JDL Gold and Luna Gold Announce Closing of the Second and Final Tranche of the Non-Brokered Private Placement Financing
March 17, 2017
Luna Gold Corp. (TSX: LGC) (“Luna Gold”) and JDL Gold Corp. (TSX-V: JDL) (“JDL”) are pleased to announce that further to their news releases dated February 1, February 14, February 27 and March 2, 2017, JDL has closed the second and final tranche of the non-brokered private placement financing of subscription receipts, subject to final approval of the TSX Venture Exchange (the “TSX-V”).
The second and final tranche of the non-brokered private placement financing consists of 1,570,500 subscription receipts (“Subscription Receipts”) issued at a price of C$2.00 per Subscription Receipt, for gross proceeds of C$3,141,000. In the aggregate, the first and second tranches of the non-brokered private placement financing, together with the previously-announced bought deal private placement financing, comprise 41,709,586 Subscription Receipts for gross proceeds of C$83,419,172.
Each Subscription Receipt entitles the holder to receive automatically upon satisfaction of certain escrow release conditions, including closing of the Transaction (as defined below), without any further action on the part of the holder and without payment of additional consideration, one JDL common share (a “Common Share”) and one JDL listed common share purchase warrant (a “Warrant”). Each Warrant will entitle the holder to acquire one Common Share at an exercise price of C$3.00 with an expiry date of October 6, 2021. The Common Shares and Warrants issued upon conversion of the Subscription Receipts may be traded by the holders through the facilities of the TSX-V and will not be subject to a statutory hold period.
Proceeds of the financings will be used to repay debt, for the exploration and development of the Aurizona gold project and for general corporate and working capital purposes.
The financings are being undertaken in connection with the business combination announced on February 1, 2017, whereby Luna Gold and JDL have entered into plan of arrangement under section 192 of the Canada Business Corporations Act to combine their businesses (the “Transaction”), creating a multi-asset mining company. The combined company intends to change its name to Trek Mining Inc. and expects to trade on the TSX-V under the ticker symbol “TREK”.
The securities offered under the financings have not been, and will not be, registered under the U.S. Securities Act or any U.S. state securities laws, and may not be offered or sold in the United States or to, or for the account or benefit of, United States persons absent registration or any applicable exemption from the registration requirements of the U.S. Securities Act and applicable U.S. state securities laws. This press release does not constitute an offer to sell or the solicitation of an offer to buy securities in the United States, nor in any other jurisdiction.

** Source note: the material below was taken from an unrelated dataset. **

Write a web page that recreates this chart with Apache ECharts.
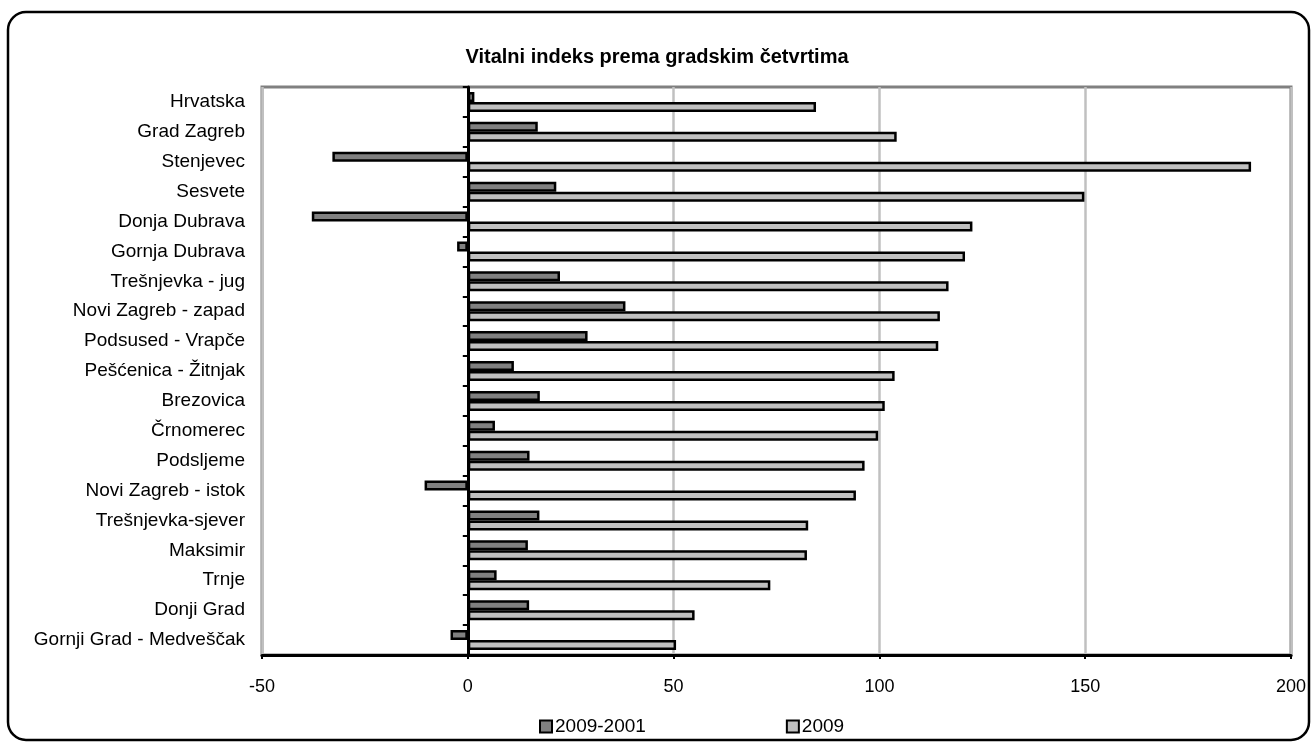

Neither the TSX-V nor its Regulation Services Provider (as that term is defined in policies of the TSX-V) accepts responsibility for the adequacy or accuracy of this release.
This document contains certain forward-looking information and forward-looking statements within the meaning of applicable securities legislation (collectively "forward-looking statements"). The use of the words "will", "will be", "may", "may be", "creating", "intends", "expected", and similar expressions are intended to identify forward-looking statements. Forward-looking statements contained in this press release include, but are not limited to, statements regarding the proposed Transaction, the proposed non-brokered private placement financing and the use of such proceeds from the financing. Although Luna Gold and JDL (the "Companies") believe that the expectations reflected in such forward-looking statements and/or information are reasonable, undue reliance should not be placed on forward-looking statements since the Companies can give no assurance that such expectations will prove to be correct. These statements involve known and unknown risks, uncertainties and other factors that may cause actual results or events to differ materially from those anticipated in such forward-looking statements, including the risks, uncertainties and other factors identified in the Companies’ periodic filings with Canadian securities regulators, and assumptions made with regard to: the Companies’ ability to complete the proposed Transaction; the Companies’ ability to secure the necessary shareholder, legal and regulatory approvals required to complete the Transaction; the timing of the anticipated restart of production at Aurizona; the ability to advance exploration efforts at Aurizona and the Companies’ other projects; and the Companies’ ability to achieve the synergies expected as a result of the Transaction. Furthermore, the forward-looking statements contained in this news release are made as at the date of this news release and the Companies do not undertake any obligations to publicly update and/or revise any of the included forward-looking statements, whether as a result of additional information, future events and/or otherwise, except as may be required by applicable securities laws.